– Ишь, островок махонький, словно бы проран в игле, – шамкал старый рыбак, топчась на месте и благоговейно взглядывая на царя.
– Что говоришь, старик? – спрашивает царь, очнувшись от грез.
– Островочек, говорю, осударь, махонький, проран, чу, в игле…
– Проран?
– Проран, царь-осударь, куда нитку вдевают…
– Да, правда твоя, старик: это точно, игольное ушко…
– Игольное, осударь, игольное…
– И кто войдет в сие игольное ушко, вельбуд ли шведский, я ли, тот и будет в Царствии Небесном, в «парадизе» сиречь…
– Точно-точно, осударь, – шамкает старик, не понимая слов царя и его иносказаний.
А Меншиков и Павлуша Ягужинский хорошо понимают его… Котлин – это действительно игольные уши к Петербургу, к новой столице русской…
– Вдень же, государь, нитку в ушко, благо ушко свободно, – иносказательно говорит Меншиков.
– Ныне же нитка будет вдета, – отвечал царь.
Тут же на возвышении, откуда он осматривал море и его окрестности, царь велит матросам оголить от ветвей росшую одиноко стройную сосенку. Когда сосенка была очищена, Петр велит снять с катера бело-красно-синий флаг и водружает его на верхушке сосенки. Потом на стволе дерева собственноручно вырезает матросским ножом:
«На сей горсти земли, данной мне Богом, созижду охрану царства моего. Anno 1703. Piter».
Оглянувшись, царь увидел, что Павлуша Ягужинский сидит у подножия холма, глубоко опустив свою черную голову.
– Павлуша! – окликает его царь.
Юноша с трудом поднимает голову и смотрит на царя помутившимися глазами.
– Ты спишь, Павел?
– Нет, государь, – отвечает слабый, болезненный голос.
– Так что с тобой?
Юноша силится встать на ноги, приподнимается и снова в изнеможении опускается на землю. С беспокойством приближаются к нему царь и Меншиков. Голова Павлуши падает на сырой песок.
– Павел… Павлуша… – Царь с участием нагибается к нему.
– Он занемог, государь… Весь в огне, – тихо говорит Меншиков, дотрагиваясь до головы юноши.

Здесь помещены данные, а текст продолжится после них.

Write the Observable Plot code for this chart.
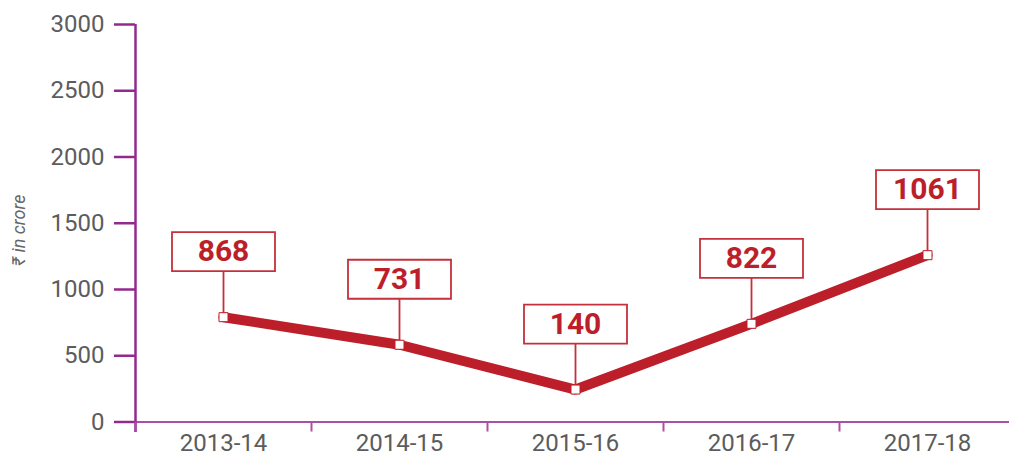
<!DOCTYPE html>
<html>
<head>
<meta charset="utf-8">
<script src="https://cdn.jsdelivr.net/npm/d3@7"></script>
<script src="https://cdn.jsdelivr.net/npm/@observablehq/plot@0.6"></script>
<style>
  html, body { margin: 0; padding: 0; background: #fff; }
  #chart { width: 1009px; height: 462px; }
</style>
</head>
<body>
<div id="chart"></div>
<script>
// Categories (x axis)
const categories = ["2013-14", "2014-15", "2015-16", "2016-17", "2017-18"];
const plotted = [791, 583, 245, 741, 1259];
// Values printed in the callout boxes
const labels = ["868", "731", "140", "822", "1061"];
// Y-axis ticks
const yTicks = [0, 500, 1000, 1500, 2000, 2500, 3000];
const yTitle = "₹ in crore";

const RED = "#bd1f2a";
const PURPLE = "#93288f";
const LIGHT_PURPLE = "#a94fa8";
const GRAY = "#5c5c5c";

const rows = categories.map((c, i) => ({i, c, v: plotted[i], label: labels[i]}));
const centers = d3.range(categories.length);
const boundaries = centers.map(i => i - 0.5);

// Callout symbol: leader line up from the point plus a box above it
const callout = {
  draw(ctx) {
    ctx.moveTo(0, 0); ctx.lineTo(0, -46);
    ctx.moveTo(-51.5, -46); ctx.lineTo(51.5, -46); ctx.lineTo(51.5, -85);
    ctx.lineTo(-51.5, -85); ctx.closePath();
  }
};
const square = { draw(ctx) { ctx.rect(-4.5, -4.5, 9, 9); } };

const chart = Plot.plot({
  width: 1009,
  height: 462,
  marginTop: 24,
  marginBottom: 40.5,
  marginLeft: 135,
  marginRight: 0,
  style: {fontFamily: "Roboto, 'Noto Sans', sans-serif", background: "#fff"},
  x: {type: "linear", domain: [-0.5, categories.length - 0.5], range: [135, 1015]},
  y: {domain: [0, 3000]},
  marks: [
    Plot.ruleY([0], {stroke: LIGHT_PURPLE, strokeWidth: 2}),
    Plot.ruleX([-0.5], {stroke: PURPLE, strokeWidth: 2.5, insetBottom: -10.5}),
    Plot.axisY({ticks: yTicks, tickSize: 21, tickPadding: 10, stroke: PURPLE, strokeWidth: 2.5,
      fill: GRAY, fontSize: 24, label: null, tickFormat: d => String(d)}),
    Plot.axisX({ticks: boundaries, tickSize: 10, stroke: LIGHT_PURPLE, strokeWidth: 2,
      tickFormat: () => "", label: null}),
    Plot.axisX({ticks: centers, tickSize: 0, tickPadding: 12, fill: GRAY, fontSize: 24,
      tickFormat: i => categories[i], label: null, letterSpacing: 1}),
    Plot.text([yTitle], {frameAnchor: "left", textAnchor: "middle", rotate: -90, dx: -116, dy: 7,
      fontSize: 18, letterSpacing: 1, fontStyle: "italic", fill: "#666"}),
    Plot.line(rows, {x: "i", y: "v", stroke: RED, strokeWidth: 10}),
    Plot.dot(rows, {x: "i", y: "v", symbol: callout, fill: "#fff", stroke: "#c4313a", strokeWidth: 1.8}),
    Plot.dot(rows, {x: "i", y: "v", symbol: square, fill: "#fff", stroke: RED, strokeWidth: 1}),
    Plot.text(rows, {x: "i", y: "v", text: "label", dy: -65.5, fontSize: 30, fontWeight: 700, fill: RED})
  ]
});
document.getElementById("chart").appendChild(chart);
</script>
</body>
</html>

– Ах господи! Печаль какая!
И откуда у сурового, железного Петра столько ласки, столько нежности в голосе, привыкшем повелевать, посылать на смерть, под пули, на плаху! Откуда?.. Да ведь ему, которому принадлежало пол-Европы, некого было любить, некого жалеть, не над кем склониться с нежностью и плакать теплыми слезами… Не над кем!.. Сын!.. Э! Да бог с ним… не такой он… А в этом мальчике десять, двадцать таких солдат, как сын… Золотая голова, золотой глаз…
Царь опускается на колени, нежно и с боязнью глядит на молодое лицо, упавшее на песок…
– Павлуша… дружок… Господь над тобой…
Железные руки бережно приподымают юношу… Как маленького ребенка, великан прижимает его к груди… Горячая голова Павлуши валится с плеч…
– Господи!.. Скорее бы в город… лекаря… Катер живее!
И царь несет своего любимца к катеру, быстро входит в него, велит застлать пол лодки плащами, парусом, кафтанами и бережно кладет на них больного.
Катер быстро скользит по гладкой поверхности моря. Царь, сидя у руля, не спускает глаз с больного юноши, который мечется в жару…
– Мазепа-гетман… змеи в глазах… Цветы, цветы, море цветов… Кочубей… Мотря, в волосах цветы… а там змеи…
– Бредит Малороссией…
Да, юноша не вынес утомления, бессонных ночей, гонки из конца в конец Русской земли, массы подавляющих впечатлений, крови… он уже видел кровь сражений… Что выносили железные тела и железные души царя и Меншикова, того не вынес хрупкий организм и не закалившийся еще дух мальчика, будущего железного человека.
III
Поразительное, невиданное зрелище представляла Русская земля в год заложения Петербурга и Кронштадта – 1703 год. Если бы существовало на земле всевидящее око и всеслышащее ухо, то увидало бы оно и услыхало то, что «не леть есть человеку глаголати».
Непрестанный стук топоров и визжанье пил оглашают всю Русскую землю от Невы до Дуная почти, до Дона, до дальних изгибов Волги. Это Русская земля строит корабли. Все царство разделено на «кумпанства» для корабельного строения. Вотчинники светские и духовные, помещики и гостиные люди, люди торговые и мелкопоместные слагаются в «кумпанства» и строят по одному кораблю: светские – с десяти тысяч крестьянских дворов, духовные – с восьми тысяч, а гости и торговые люди строят сами собой двенадцать кораблей.